Johnson argues that community resistance to placement of sex offenders, caused by a recent high profile case, made it impossible for him to comply with the conditions of ISR.  But there is no case law holding that such difficulties limit the DOC’s discretion to revoke supervised release when the conditions of that release have not been met.  The DOC made efforts to facilitate Johnson’s ISR, providing him opportunities to find a suitable job and residence and assistance in his search.  Johnson cites no authority requiring them to do more.

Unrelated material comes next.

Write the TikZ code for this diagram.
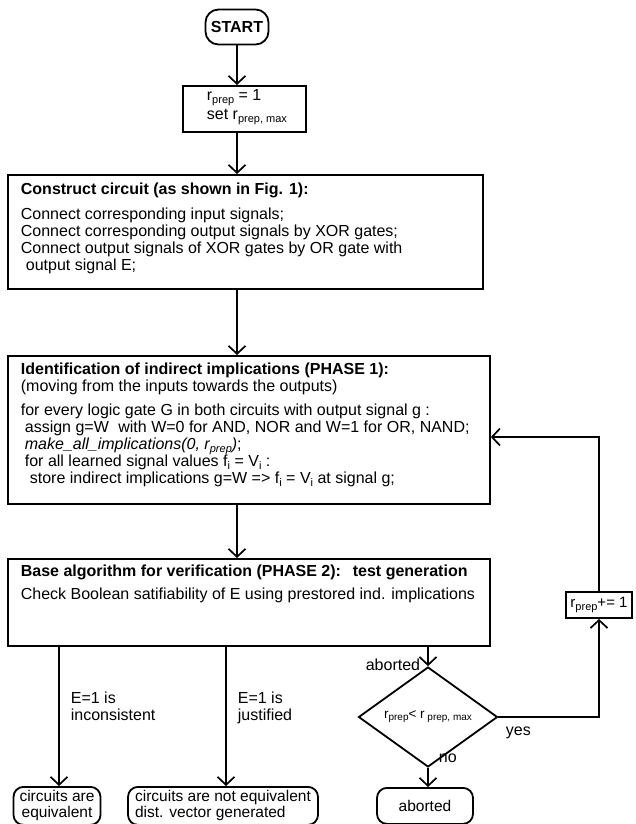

            Johnson contends the DOC should have placed him in a state-funded halfway house outside Polk County.  But we find no authority requiring the DOC to assign, or such halfway houses to accept, an inmate like Johnson on ISR.  See Minn. Stat. § 244.05, subd. 6 (2004) (authorizing DOC to impose treatment requirements as part of ISR), Minn. Stat.§ 256G.08 (2004) (defining reimbursement responsibility for various admissions to institutions, including halfway houses); Minn. R. 2940.2400 (2003) (providing that if no community program is available at time of supervised release, the matter shall be referred for approval of an alternative program or plan)

            We conclude that the district court’s findings in denying Johnson’s petition for a writ of habeas corpus are reasonably supported by the record, and the order must be affirmed.